Heath Lee comes from a museum education, preservation, and program background. She holds a B.A. in History with Honors from Davidson College, and an M.A. in French Language and Literature from the University of Virginia. Heath is an independent historian, biographer, and curator.
Potomac Books, a division of the University of Nebraska Press, published Heath’s prize-winning book, Winnie Davis: Daughter of the Lost Cause, in 2014. Heath’s narrative nonfiction book entitled The League of Wives: The Untold Story of the Women Who Took on the U.S. Government to Bring Their Husbands Home from Vietnam was published by St. Martin’s Press on April 2, 2019. Heath was the 2017 Robert J. Dole Curatorial Fellow, and her exhibition entitled The League of Wives: Vietnam POW MIA Advocates & Allies about Vietnam POW MIA wives premiered at the Dole Institute of Politics in May of 2017. The exhibit is currently traveling through 2023 to museum venues all over the United States including the Richard Nixon Presidential Library.

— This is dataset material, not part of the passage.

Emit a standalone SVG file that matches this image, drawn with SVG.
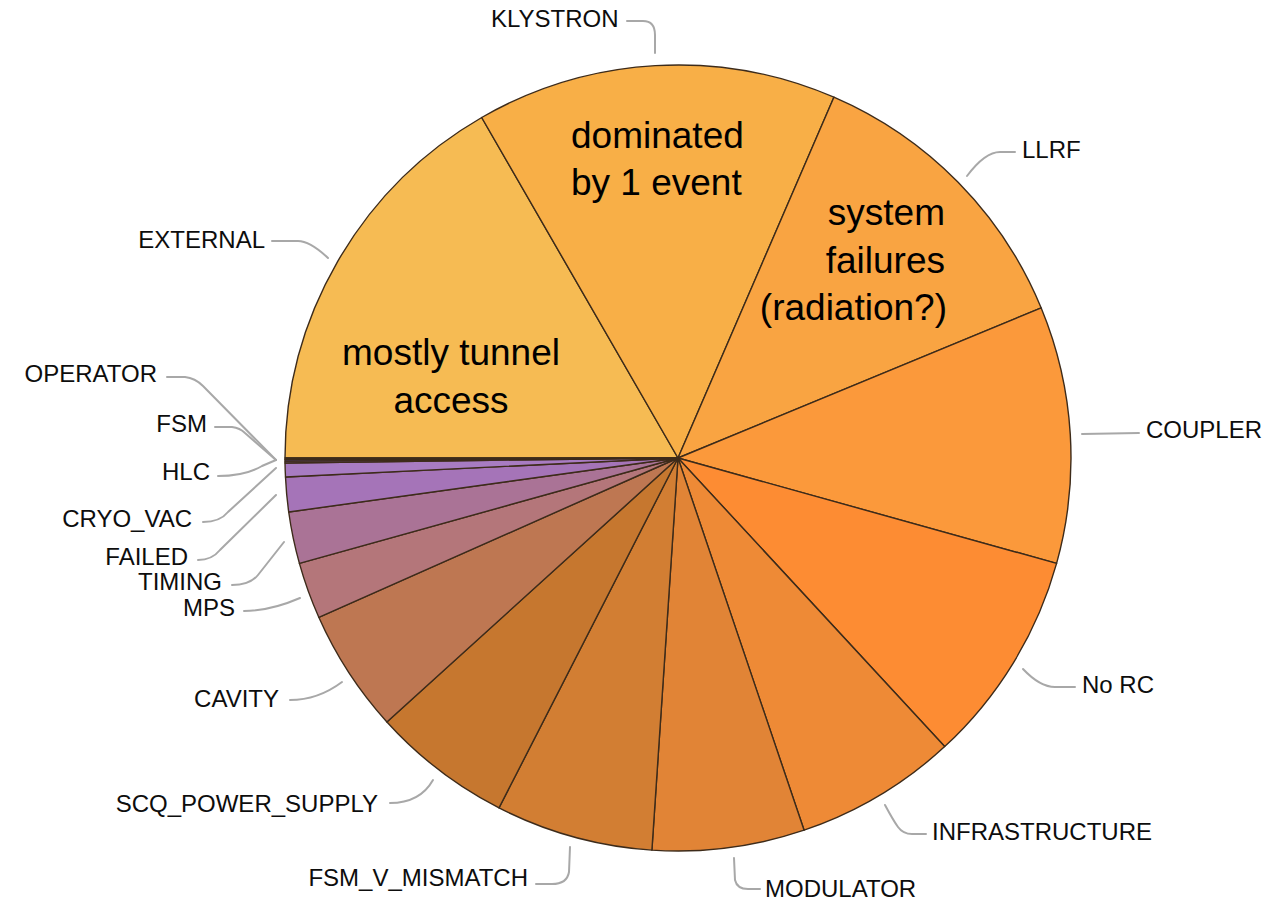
<svg xmlns="http://www.w3.org/2000/svg" width="1269" height="902" viewBox="0 0 1269 902">
<style>
.s{stroke:#3d2b1a;stroke-width:1.4;stroke-linejoin:round}
.lbl{font-family:"Liberation Sans",Arial,sans-serif;font-size:24px;fill:#0d0d0d}
.ann{font-family:"Liberation Sans",Arial,sans-serif;font-size:37px;fill:#000}
.ld{fill:none;stroke:#a8a8a8;stroke-width:2;stroke-linecap:round}
.e{text-anchor:end}
.m{text-anchor:middle}
</style>
<rect width="1269" height="902" fill="#fff"/>
<g id="pie">
<g id="slice-external"><path class="s" fill="#F6BB53" d="M678 458 L285 458 A393 393 0 0 1 481.7 117.5 Z"/></g>
<g id="slice-klystron"><path class="s" fill="#F8AF47" d="M678 458 L481.7 117.5 A393 393 0 0 1 833.9 97.2 Z"/></g>
<g id="slice-llrf"><path class="s" fill="#F9A442" d="M678 458 L833.9 97.2 A393 393 0 0 1 1041.2 307.9 Z"/></g>
<g id="slice-coupler"><path class="s" fill="#FB993B" d="M678 458 L1041.2 307.9 A393 393 0 0 1 1056.6 563.4 Z"/></g>
<g id="slice-norc"><path class="s" fill="#FD8C33" d="M678 458 L1056.6 563.4 A393 393 0 0 1 944.7 746.6 Z"/></g>
<g id="slice-infrastructure"><path class="s" fill="#EE8A36" d="M678 458 L944.7 746.6 A393 393 0 0 1 804.1 830.2 Z"/></g>
<g id="slice-modulator"><path class="s" fill="#E18436" d="M678 458 L804.1 830.2 A393 393 0 0 1 651.9 850.1 Z"/></g>
<g id="slice-fsm-v-mismatch"><path class="s" fill="#D27E33" d="M678 458 L651.9 850.1 A393 393 0 0 1 499 807.9 Z"/></g>
<g id="slice-scq-power-supply"><path class="s" fill="#C6772F" d="M678 458 L499 807.9 A393 393 0 0 1 386.9 722 Z"/></g>
<g id="slice-cavity"><path class="s" fill="#BE7752" d="M678 458 L386.9 722 A393 393 0 0 1 318.8 617.3 Z"/></g>
<g id="slice-mps"><path class="s" fill="#B4767A" d="M678 458 L318.8 617.3 A393 393 0 0 1 299.4 563.4 Z"/></g>
<g id="slice-timing"><path class="s" fill="#AA7396" d="M678 458 L299.4 563.4 A393 393 0 0 1 288.7 512 Z"/></g>
<g id="slice-failed"><path class="s" fill="#A574B8" d="M678 458 L288.7 512 A393 393 0 0 1 285.5 477 Z"/></g>
<g id="slice-cryo-vac"><path class="s" fill="#A87CC2" d="M678 458 L285.5 477 A393 393 0 0 1 285 463 Z"/></g>
<g id="slice-hlc"><path class="s" fill="#7D5C9C" d="M678 458 L285 463 A393 393 0 0 1 285 461.1 Z"/></g>
<g id="slice-fsm"><path class="s" fill="#4A3560" d="M678 458 L285 461.1 A393 393 0 0 1 285 459.4 Z"/></g>
<g id="slice-operator"><path class="s" fill="#2E2030" d="M678 458 L285 459.4 A393 393 0 0 1 285 458 Z"/></g>
</g>
<g id="connectors">
<path class="ld" d="M627 21 L643 21 Q655 21 655 35 L655 53"/>
<path class="ld" d="M967 176 Q985 152 1000 152 L1015 152"/>
<path class="ld" d="M272 241 L298 241 Q310 241 328 258"/>
<path class="ld" d="M1082 434 L1139 433"/>
<path class="ld" d="M1023 669 Q1040 687 1055 687 L1075 687"/>
<path class="ld" d="M885 805 Q893 820 898 827 Q903 834 912 834 L926 834"/>
<path class="ld" d="M734 858 L735 880 Q737 889 748 889 L760 889"/>
<path class="ld" d="M570 847 L569 872 Q567 884 552 884 L536 884"/>
<path class="ld" d="M433 780 Q420 803 390 803"/>
<path class="ld" d="M342 682 Q318 700 290 700"/>
<path class="ld" d="M244 611 Q270 611 300 598"/>
<path class="ld" d="M232 585 Q250 585 258 575 L284 542"/>
<path class="ld" d="M198 560 Q212 560 220 550 L276 495"/>
<path class="ld" d="M203 522 Q220 522 228 512 L276 468"/>
<path class="ld" d="M218 476 Q245 476 262 466 L276 460"/>
<path class="ld" d="M215 427 L232 427 Q240 428 245 433 L276 460"/>
<path class="ld" d="M167 377 L185 377 Q195 378 203 386 L276 460"/>
</g>
<g id="labels">
<text class="lbl" x="491" y="27">KLYSTRON</text>
<text class="lbl" x="1022" y="158">LLRF</text>
<text class="lbl e" x="265" y="248">EXTERNAL</text>
<text class="lbl" x="1146" y="438">COUPLER</text>
<text class="lbl" x="1082" y="693">No RC</text>
<text class="lbl" x="932" y="840">INFRASTRUCTURE</text>
<text class="lbl" x="765" y="897">MODULATOR</text>
<text class="lbl e" x="528" y="886">FSM_V_MISMATCH</text>
<text class="lbl e" x="378" y="812">SCQ_POWER_SUPPLY</text>
<text class="lbl e" x="279" y="707">CAVITY</text>
<text class="lbl e" x="235" y="616">MPS</text>
<text class="lbl e" x="222" y="590">TIMING</text>
<text class="lbl e" x="188" y="565">FAILED</text>
<text class="lbl e" x="192" y="527">CRYO_VAC</text>
<text class="lbl e" x="210" y="480">HLC</text>
<text class="lbl e" x="207" y="432">FSM</text>
<text class="lbl e" x="157" y="382">OPERATOR</text>
</g>
<g id="annotations">
<text class="ann" x="571" y="148">dominated</text>
<text class="ann" x="571" y="195">by 1 event</text>
<text class="ann e" x="945" y="225">system</text>
<text class="ann e" x="945" y="273">failures</text>
<text class="ann e" x="947" y="320">(radiation?)</text>
<text class="ann m" x="451" y="365">mostly tunnel</text>
<text class="ann m" x="451" y="413">access</text>
</g>
</svg>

Actress Reese Witherspoon and her production company Hello Sunshine, in partnership with Sony 3000, have optioned The League of Wives for a feature film. Heath is an executive producer and historical consultant for the project. Heath’s next book is a new biography of First Lady Pat Nixon is coming from St. Martin’s Press in 2024.
JRW: When did you first realize you wanted to be a writer?
HL: I loved reading books and writing stories from a very early age. By the time I was eight or nine I was writing plays for the neighborhood kids and forcing everyone to perform in them! As a pre-teen, I became interested in journalism and started writing for the middle school paper. In high school, I became Editor of the school paper and also worked for the Richmond Newsleader as a “Young Virginian” teen reporter. Writing has been a sustained interest since childhood for me.
JRW: What would you say is your most interesting writing quirk?
HL: I do seem to write best with my snoring French bulldog Dolly Parton beside me!
JRW: What is one of the most surprising things you learned in creating your books?
HL: How much you have to do to promote your own work. It is very DIY in terms of the publicity and marketing of your book. Unless you are at the very top of the author pyramid, you have to be prepared to take charge there. Writing a book is just the beginning of the endeavor.
JRW: What advice would you offer new writers?
HL: I write narrative nonfiction and biography, so the choice of a central subject that you are passionate about is crucial. You are going to be spending YEARS with this person or this subject, so make sure you are obsessed at the outset! This doesn’t mean the person or subject doesn’t have flaws — if they are perfect they will become really boring. But you need to see something in the subject that captures your attention fully before you commit. I usually “date” a number of different subjects before I finally decide on “the One”!